Deeper investigation showed that static content larger than 50K is not being cached too. The following two options has something to do with that, setting this makes at least caching of big static files work:

range_offset_limit 16 MB
quick_abort_min -1

Also I found that there were some recent bugs in Squid related to maximum_object_size option - if it was defined after cache_dir, it was silently ignored. I moved it before cache_dir just in case. Additionally, I've added max-size=16777216 option into cache_dir definition, i.e.:

cache_dir aufs /mnt/data/squid/cache 256000 256 512 max-size=16777216

But all this helped only with static files. So there was still a problem with our PHP generated content - it was sometimes getting cached and sometimes not, without any clear pattern.

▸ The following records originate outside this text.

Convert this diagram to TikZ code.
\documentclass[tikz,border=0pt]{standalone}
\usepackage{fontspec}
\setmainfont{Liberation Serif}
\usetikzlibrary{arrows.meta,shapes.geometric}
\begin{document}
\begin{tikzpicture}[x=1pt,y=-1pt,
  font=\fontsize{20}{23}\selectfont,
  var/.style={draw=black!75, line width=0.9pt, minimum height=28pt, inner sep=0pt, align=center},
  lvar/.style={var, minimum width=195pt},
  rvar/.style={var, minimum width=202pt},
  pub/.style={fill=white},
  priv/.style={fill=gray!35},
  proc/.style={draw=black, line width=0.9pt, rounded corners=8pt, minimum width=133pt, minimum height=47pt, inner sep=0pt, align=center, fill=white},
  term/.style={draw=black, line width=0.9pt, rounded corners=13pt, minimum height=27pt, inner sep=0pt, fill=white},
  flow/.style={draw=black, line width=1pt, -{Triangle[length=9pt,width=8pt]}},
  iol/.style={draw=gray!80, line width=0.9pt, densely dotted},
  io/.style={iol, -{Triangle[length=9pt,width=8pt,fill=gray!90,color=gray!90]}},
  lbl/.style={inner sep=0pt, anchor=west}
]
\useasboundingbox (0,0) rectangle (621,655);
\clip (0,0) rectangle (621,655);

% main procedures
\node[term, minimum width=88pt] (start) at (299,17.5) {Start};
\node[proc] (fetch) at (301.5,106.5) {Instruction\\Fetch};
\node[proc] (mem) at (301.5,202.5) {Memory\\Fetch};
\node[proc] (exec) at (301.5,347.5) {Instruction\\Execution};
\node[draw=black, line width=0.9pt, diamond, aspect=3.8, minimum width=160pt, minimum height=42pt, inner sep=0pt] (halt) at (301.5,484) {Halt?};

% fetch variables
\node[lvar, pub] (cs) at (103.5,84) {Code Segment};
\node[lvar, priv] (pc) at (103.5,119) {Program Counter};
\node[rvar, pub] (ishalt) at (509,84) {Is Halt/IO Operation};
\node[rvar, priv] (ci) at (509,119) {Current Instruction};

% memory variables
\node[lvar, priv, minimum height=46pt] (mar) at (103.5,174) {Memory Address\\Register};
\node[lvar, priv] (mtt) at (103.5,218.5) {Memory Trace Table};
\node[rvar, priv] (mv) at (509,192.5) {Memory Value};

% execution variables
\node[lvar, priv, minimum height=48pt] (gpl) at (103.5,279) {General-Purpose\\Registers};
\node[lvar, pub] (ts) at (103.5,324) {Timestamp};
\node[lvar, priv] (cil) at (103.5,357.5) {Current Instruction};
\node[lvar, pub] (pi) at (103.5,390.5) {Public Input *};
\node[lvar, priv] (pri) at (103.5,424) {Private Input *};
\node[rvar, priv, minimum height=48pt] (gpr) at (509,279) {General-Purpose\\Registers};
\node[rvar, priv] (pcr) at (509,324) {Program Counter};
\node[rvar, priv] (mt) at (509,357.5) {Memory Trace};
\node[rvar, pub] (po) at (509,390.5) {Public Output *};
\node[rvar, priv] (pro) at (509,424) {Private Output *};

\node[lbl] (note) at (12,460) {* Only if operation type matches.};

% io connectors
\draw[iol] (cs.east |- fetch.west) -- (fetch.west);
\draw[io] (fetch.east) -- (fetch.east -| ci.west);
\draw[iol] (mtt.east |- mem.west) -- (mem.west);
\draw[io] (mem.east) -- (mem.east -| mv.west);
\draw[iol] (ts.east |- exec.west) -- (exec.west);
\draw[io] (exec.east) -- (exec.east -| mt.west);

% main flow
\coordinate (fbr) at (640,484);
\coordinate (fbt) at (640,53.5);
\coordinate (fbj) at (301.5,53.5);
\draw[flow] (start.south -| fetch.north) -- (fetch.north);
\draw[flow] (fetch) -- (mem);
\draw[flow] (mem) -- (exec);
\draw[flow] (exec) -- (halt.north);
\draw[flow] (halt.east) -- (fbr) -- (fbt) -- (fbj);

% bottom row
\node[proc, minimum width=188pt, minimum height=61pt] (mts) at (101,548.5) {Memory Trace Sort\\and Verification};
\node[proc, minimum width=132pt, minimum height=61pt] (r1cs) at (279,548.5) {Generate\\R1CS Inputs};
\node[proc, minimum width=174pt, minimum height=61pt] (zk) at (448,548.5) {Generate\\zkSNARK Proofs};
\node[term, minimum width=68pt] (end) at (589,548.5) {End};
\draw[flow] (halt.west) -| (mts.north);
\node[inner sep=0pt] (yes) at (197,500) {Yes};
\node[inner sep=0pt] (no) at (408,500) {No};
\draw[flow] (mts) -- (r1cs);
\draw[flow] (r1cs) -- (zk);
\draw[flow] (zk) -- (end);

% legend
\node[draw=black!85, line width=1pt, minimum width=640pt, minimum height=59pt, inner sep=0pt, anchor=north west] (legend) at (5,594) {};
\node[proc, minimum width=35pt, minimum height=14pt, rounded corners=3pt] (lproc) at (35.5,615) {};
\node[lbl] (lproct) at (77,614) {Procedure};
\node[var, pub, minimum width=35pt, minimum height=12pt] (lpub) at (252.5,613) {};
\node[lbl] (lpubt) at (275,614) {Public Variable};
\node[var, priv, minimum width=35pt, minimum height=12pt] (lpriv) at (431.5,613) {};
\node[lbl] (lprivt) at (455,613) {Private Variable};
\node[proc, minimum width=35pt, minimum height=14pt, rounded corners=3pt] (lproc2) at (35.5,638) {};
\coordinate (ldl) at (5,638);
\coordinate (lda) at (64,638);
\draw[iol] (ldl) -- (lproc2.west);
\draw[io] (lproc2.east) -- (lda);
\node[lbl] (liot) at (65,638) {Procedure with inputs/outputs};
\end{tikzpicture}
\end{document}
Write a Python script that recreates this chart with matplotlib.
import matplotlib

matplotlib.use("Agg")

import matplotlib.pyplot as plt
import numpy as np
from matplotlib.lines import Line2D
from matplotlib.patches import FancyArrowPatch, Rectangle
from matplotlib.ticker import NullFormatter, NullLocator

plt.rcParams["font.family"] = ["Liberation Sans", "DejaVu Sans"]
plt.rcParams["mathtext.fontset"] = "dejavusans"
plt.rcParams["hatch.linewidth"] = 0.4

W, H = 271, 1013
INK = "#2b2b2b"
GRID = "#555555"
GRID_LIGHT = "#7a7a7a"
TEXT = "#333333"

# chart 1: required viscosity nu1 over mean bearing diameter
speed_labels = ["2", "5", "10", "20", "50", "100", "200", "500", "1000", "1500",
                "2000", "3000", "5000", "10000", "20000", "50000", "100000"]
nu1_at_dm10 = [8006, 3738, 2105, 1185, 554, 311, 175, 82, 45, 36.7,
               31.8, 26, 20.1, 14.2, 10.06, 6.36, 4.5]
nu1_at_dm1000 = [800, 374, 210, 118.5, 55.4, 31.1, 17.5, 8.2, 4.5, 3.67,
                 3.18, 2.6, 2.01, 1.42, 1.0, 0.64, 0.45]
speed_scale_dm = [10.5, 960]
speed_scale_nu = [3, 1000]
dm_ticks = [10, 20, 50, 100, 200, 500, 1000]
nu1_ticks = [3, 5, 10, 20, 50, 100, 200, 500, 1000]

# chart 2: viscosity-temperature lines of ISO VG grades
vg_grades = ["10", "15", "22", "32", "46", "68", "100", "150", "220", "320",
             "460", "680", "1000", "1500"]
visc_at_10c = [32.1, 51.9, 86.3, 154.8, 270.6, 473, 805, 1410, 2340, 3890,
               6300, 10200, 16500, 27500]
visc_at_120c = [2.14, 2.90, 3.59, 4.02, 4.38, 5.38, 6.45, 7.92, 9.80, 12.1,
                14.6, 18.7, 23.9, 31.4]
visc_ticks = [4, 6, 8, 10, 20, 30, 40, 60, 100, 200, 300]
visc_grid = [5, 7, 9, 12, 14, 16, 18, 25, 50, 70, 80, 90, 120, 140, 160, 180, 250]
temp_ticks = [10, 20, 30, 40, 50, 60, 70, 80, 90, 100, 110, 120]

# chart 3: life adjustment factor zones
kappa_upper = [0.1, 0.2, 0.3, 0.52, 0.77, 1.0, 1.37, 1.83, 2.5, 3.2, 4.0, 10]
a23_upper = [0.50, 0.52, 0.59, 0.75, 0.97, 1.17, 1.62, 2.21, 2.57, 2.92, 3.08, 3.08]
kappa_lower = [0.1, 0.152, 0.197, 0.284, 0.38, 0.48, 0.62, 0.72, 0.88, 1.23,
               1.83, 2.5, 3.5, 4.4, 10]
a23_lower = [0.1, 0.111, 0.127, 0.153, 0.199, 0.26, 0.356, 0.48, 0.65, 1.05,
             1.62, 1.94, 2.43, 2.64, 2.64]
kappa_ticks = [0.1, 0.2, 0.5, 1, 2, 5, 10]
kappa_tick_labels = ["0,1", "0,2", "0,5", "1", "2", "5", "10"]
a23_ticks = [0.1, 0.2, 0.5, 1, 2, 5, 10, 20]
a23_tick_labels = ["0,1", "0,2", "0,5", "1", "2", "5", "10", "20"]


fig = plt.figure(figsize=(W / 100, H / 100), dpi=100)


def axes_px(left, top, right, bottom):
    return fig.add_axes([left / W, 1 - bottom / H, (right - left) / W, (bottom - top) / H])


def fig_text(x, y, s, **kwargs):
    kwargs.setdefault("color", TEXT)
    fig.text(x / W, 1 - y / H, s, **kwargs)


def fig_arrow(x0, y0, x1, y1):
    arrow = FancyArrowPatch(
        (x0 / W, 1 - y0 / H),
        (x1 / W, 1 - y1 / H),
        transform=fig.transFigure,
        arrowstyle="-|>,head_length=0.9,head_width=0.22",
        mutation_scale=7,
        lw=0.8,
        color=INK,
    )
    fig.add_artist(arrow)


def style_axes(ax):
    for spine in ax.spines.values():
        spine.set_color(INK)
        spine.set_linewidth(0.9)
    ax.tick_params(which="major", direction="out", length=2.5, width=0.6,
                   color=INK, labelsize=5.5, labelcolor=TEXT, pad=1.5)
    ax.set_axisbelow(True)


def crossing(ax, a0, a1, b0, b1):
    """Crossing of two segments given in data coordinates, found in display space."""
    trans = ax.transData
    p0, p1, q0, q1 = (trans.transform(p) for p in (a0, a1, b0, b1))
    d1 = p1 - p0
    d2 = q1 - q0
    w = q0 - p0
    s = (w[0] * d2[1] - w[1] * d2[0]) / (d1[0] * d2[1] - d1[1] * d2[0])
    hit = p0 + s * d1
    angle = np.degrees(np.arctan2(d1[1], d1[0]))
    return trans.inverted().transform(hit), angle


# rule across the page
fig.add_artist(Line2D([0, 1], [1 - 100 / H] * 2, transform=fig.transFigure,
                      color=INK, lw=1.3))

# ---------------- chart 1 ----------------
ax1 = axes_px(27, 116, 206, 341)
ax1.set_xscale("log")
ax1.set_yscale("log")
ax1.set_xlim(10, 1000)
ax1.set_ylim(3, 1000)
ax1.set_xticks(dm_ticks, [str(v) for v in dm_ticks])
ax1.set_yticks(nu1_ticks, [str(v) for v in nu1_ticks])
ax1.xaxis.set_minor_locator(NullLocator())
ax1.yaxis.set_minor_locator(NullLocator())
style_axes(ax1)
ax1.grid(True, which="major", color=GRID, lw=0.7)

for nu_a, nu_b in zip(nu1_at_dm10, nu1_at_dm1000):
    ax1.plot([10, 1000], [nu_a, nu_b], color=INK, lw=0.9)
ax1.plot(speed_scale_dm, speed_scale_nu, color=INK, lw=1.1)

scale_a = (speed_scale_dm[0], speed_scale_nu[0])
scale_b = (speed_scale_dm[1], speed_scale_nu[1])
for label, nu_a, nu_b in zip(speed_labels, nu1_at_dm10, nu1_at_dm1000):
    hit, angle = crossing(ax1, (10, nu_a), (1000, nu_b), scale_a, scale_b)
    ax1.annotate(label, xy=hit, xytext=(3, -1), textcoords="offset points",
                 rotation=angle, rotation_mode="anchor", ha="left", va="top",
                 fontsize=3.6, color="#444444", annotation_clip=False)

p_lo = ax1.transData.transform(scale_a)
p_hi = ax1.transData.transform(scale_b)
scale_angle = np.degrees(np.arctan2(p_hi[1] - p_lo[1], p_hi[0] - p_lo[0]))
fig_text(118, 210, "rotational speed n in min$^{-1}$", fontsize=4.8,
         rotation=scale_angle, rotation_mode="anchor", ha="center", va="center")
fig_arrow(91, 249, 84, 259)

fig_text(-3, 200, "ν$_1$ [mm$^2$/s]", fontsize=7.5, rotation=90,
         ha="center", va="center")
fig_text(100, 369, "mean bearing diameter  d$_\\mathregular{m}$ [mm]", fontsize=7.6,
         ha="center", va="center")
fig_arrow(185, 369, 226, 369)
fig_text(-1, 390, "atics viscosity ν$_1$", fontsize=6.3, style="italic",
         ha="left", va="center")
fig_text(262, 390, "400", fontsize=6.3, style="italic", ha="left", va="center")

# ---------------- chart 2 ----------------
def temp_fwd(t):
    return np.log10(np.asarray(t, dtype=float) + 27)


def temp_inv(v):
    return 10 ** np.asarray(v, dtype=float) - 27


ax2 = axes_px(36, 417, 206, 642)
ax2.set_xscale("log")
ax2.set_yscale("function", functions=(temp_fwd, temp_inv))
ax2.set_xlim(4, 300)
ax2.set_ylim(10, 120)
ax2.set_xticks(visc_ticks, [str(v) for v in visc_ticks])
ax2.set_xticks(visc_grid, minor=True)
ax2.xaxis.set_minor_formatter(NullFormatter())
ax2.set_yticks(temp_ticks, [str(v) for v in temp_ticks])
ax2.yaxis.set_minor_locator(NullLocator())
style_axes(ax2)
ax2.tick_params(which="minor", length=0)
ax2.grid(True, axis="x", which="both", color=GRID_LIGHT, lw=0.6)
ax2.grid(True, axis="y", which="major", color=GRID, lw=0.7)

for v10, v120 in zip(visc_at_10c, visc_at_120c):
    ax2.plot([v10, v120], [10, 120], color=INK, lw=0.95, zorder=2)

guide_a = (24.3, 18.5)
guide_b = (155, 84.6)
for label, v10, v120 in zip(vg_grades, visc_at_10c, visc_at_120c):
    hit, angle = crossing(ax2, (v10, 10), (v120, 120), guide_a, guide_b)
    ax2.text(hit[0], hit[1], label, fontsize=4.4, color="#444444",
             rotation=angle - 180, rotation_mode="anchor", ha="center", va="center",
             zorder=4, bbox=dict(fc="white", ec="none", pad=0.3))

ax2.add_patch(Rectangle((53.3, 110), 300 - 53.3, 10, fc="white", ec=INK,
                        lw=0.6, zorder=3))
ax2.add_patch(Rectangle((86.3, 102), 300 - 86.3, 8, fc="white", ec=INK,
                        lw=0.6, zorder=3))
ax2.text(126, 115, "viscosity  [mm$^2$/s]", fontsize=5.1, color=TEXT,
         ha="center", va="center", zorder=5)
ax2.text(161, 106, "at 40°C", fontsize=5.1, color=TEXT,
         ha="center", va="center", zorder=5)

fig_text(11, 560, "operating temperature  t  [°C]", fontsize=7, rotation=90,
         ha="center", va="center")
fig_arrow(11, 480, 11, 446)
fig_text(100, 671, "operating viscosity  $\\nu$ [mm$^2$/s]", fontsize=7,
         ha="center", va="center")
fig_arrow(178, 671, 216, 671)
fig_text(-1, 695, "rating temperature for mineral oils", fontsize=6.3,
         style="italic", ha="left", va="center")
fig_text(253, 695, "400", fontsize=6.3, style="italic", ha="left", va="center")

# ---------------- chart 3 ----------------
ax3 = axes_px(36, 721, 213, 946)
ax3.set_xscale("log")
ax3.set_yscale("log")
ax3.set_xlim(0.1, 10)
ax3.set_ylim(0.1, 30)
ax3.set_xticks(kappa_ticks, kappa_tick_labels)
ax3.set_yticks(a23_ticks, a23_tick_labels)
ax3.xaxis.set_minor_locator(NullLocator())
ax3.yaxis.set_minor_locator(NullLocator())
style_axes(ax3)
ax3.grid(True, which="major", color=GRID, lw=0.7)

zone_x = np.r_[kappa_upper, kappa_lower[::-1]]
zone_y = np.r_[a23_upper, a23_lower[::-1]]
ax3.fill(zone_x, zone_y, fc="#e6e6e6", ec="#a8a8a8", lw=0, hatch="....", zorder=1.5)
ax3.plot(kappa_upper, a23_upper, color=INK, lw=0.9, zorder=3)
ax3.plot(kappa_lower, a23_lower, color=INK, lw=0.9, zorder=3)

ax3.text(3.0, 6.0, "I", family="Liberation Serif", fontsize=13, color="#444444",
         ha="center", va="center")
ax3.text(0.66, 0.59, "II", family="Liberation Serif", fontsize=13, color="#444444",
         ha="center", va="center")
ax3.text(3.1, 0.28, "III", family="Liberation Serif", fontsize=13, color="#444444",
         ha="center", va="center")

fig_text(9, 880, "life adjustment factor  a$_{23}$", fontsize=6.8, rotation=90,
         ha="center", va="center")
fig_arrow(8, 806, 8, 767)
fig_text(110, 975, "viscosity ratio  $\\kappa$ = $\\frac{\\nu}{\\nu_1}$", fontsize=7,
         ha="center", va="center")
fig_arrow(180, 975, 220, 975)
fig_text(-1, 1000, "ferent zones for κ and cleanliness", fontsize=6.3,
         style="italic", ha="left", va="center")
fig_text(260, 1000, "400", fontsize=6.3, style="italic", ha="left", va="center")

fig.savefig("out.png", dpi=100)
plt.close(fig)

Researching further, I've found a cool service - http://redbot.org. It can analyze any URL for it's "cacheability" and give some recommendations. Using this service, I've found the key problem. Our PHP scripts were returning "Expires" header using PHP's date("r") function. This format does not fully match the RFC Squid expects to see in the header: date('r') is RFC8222, and Squid wants RFC822. The difference is in how the timezone is specified:

date('r'): "Expires: Tue, 10 Feb 2015 14:40:43 +0000"
what squid respects: "Expires: Tue, 10 Feb 2015 14:40:43 GMT".

This minor difference seriously lowered the chance of object caching. After fixing this our dynamic page caching started working properly.

There was one more issue related to incorrect testing. While making tests, I was running something like this:

"for i in `seq -w 1 1000`; do curl -is http://domain.com/test.html | head -20 | grep Age; done;" This returns part of the header _'Age: NNN'_ which means that the object is cached. But what I saw was that when the request went to the neighbor Squid server, my testing script returned no such header, which means the object was still not properly cached. After making a deeper research I found that the problem was just in my method of testing. Doing _"|head -20"_ or any other method of cutting part of response and terminating the request makes Squid skip caching since the client disconnects before getting full response. After changing the test method to this: 
"for i in `seq -w 1 1000`; do wget -S http://domain.com/test.html 2>&1 | grep Age; done;" the problem was gone.

Basically that's it. The resume is that at first we thought that Squid is glitching since it's caching behavior was quite unpredictable, but after the deeper research we figured out a number of internal issues and once they were fixed, Squid started working properly.

Just be careful with the http headers you return to control Squid's behavior, because it won't give you any feedback/clue when you're do this wrong. Otherwise Squid proved to be a good web caching solution.